# START OF Provided data

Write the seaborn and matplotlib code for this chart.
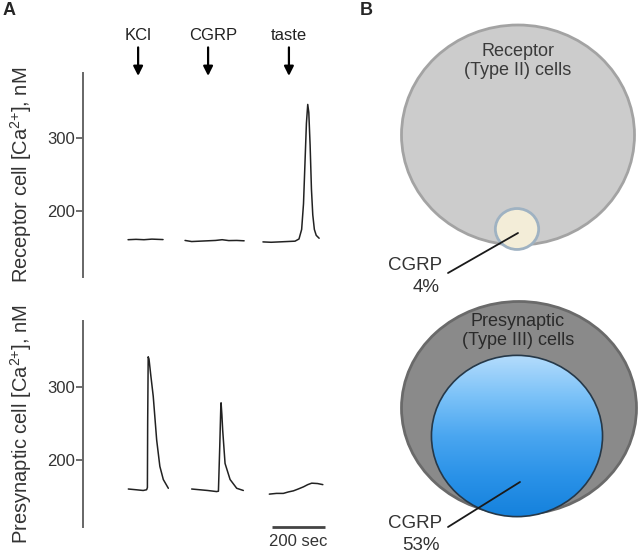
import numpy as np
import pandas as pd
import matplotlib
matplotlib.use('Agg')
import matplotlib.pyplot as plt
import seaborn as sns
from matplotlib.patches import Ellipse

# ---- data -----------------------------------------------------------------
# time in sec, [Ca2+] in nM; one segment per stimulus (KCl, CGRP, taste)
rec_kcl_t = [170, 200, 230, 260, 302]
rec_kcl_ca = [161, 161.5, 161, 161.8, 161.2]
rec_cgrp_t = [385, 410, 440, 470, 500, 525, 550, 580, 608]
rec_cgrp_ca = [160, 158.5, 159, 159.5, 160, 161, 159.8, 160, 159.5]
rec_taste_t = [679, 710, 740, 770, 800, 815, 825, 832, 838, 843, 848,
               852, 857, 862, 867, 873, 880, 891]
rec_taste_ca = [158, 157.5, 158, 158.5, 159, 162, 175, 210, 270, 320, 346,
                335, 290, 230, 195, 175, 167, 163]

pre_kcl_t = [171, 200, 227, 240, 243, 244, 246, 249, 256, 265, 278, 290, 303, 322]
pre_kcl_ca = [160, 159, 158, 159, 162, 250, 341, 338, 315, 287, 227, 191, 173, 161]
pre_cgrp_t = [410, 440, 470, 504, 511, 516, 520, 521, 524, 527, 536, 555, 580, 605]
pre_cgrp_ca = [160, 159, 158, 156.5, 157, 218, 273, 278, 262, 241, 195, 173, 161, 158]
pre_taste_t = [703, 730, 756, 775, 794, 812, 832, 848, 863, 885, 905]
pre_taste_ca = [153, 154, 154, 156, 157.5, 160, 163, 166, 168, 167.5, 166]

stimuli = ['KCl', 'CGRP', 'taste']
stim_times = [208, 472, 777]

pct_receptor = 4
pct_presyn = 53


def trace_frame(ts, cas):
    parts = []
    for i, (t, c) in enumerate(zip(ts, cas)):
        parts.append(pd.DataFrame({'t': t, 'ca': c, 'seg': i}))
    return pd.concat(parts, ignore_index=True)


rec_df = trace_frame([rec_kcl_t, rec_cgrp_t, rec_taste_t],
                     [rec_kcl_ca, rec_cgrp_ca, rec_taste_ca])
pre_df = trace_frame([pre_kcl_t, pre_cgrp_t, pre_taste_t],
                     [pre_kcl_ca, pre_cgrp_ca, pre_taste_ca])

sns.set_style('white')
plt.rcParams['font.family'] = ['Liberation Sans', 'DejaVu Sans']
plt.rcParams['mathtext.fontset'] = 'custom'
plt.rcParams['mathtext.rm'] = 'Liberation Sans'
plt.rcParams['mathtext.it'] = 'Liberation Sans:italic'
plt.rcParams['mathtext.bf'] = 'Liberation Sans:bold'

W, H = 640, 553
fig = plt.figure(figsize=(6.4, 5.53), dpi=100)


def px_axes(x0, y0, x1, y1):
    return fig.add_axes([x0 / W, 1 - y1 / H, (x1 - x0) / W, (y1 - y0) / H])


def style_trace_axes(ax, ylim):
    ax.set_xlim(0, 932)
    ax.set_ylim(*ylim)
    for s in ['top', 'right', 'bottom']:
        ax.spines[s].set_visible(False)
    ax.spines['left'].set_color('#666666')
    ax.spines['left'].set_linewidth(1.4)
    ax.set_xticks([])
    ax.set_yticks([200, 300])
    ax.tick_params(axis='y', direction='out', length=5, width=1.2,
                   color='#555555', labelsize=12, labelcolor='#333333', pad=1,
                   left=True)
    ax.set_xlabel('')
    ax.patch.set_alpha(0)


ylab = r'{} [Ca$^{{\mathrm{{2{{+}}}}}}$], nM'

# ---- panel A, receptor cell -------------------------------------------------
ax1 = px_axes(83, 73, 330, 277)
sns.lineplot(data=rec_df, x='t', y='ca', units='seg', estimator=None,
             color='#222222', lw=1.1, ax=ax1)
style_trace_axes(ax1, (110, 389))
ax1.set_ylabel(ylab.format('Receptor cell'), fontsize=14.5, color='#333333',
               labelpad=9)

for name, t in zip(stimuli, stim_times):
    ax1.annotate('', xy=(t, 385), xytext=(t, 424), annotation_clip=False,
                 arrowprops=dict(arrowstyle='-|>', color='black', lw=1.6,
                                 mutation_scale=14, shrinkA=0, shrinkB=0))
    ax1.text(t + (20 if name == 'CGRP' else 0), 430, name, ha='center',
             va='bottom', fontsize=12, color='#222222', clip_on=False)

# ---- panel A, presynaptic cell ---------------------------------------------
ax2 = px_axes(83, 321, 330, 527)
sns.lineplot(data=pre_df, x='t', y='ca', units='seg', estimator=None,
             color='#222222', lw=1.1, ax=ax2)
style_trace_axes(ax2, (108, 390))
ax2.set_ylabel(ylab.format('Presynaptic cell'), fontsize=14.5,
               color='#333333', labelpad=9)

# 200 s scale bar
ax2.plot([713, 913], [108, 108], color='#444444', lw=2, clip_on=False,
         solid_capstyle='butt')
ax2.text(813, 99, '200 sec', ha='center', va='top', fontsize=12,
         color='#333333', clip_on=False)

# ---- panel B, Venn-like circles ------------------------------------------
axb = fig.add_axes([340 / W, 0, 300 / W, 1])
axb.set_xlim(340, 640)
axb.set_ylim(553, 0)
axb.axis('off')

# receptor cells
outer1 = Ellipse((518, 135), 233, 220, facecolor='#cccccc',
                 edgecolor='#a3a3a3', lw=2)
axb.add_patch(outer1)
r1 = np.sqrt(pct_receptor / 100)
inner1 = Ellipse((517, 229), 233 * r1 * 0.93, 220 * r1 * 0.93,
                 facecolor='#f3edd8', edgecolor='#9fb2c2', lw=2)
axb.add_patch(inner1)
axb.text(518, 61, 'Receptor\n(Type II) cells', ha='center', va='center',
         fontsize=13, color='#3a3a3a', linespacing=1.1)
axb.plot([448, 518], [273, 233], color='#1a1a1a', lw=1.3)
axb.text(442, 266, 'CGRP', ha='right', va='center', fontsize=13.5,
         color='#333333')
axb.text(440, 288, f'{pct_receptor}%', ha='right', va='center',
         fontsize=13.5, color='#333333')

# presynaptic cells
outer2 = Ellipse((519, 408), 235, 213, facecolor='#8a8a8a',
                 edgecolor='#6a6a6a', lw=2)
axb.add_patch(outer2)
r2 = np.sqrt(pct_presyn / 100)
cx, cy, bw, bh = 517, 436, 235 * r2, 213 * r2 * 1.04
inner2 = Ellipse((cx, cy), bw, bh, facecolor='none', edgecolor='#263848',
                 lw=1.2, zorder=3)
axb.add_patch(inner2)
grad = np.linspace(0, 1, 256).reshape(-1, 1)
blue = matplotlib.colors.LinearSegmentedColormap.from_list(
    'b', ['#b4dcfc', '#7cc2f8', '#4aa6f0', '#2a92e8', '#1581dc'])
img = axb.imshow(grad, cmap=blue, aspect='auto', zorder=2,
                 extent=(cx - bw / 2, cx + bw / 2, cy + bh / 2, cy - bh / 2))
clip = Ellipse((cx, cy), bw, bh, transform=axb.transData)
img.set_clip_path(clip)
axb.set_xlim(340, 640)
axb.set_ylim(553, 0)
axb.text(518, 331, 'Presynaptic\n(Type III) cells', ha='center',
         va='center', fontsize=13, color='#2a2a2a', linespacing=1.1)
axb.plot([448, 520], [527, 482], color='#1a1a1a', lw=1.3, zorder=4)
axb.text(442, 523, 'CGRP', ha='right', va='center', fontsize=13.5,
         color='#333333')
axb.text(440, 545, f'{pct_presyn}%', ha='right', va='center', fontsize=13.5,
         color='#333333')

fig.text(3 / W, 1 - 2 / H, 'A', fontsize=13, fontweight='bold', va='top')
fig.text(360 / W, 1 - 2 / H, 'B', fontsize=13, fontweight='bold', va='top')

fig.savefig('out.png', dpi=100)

# END OF Provided data

Give again, word for word, every line from the top of the data through the line with "168, 167.5, 166]", both ends included, and exclude the pictures.

Write the seaborn and matplotlib code for this chart.
import numpy as np
import pandas as pd
import matplotlib
matplotlib.use('Agg')
import matplotlib.pyplot as plt
import seaborn as sns
from matplotlib.patches import Ellipse

# ---- data -----------------------------------------------------------------
# time in sec, [Ca2+] in nM; one segment per stimulus (KCl, CGRP, taste)
rec_kcl_t = [170, 200, 230, 260, 302]
rec_kcl_ca = [161, 161.5, 161, 161.8, 161.2]
rec_cgrp_t = [385, 410, 440, 470, 500, 525, 550, 580, 608]
rec_cgrp_ca = [160, 158.5, 159, 159.5, 160, 161, 159.8, 160, 159.5]
rec_taste_t = [679, 710, 740, 770, 800, 815, 825, 832, 838, 843, 848,
               852, 857, 862, 867, 873, 880, 891]
rec_taste_ca = [158, 157.5, 158, 158.5, 159, 162, 175, 210, 270, 320, 346,
                335, 290, 230, 195, 175, 167, 163]

pre_kcl_t = [171, 200, 227, 240, 243, 244, 246, 249, 256, 265, 278, 290, 303, 322]
pre_kcl_ca = [160, 159, 158, 159, 162, 250, 341, 338, 315, 287, 227, 191, 173, 161]
pre_cgrp_t = [410, 440, 470, 504, 511, 516, 520, 521, 524, 527, 536, 555, 580, 605]
pre_cgrp_ca = [160, 159, 158, 156.5, 157, 218, 273, 278, 262, 241, 195, 173, 161, 158]
pre_taste_t = [703, 730, 756, 775, 794, 812, 832, 848, 863, 885, 905]
pre_taste_ca = [153, 154, 154, 156, 157.5, 160, 163, 166, 168, 167.5, 166]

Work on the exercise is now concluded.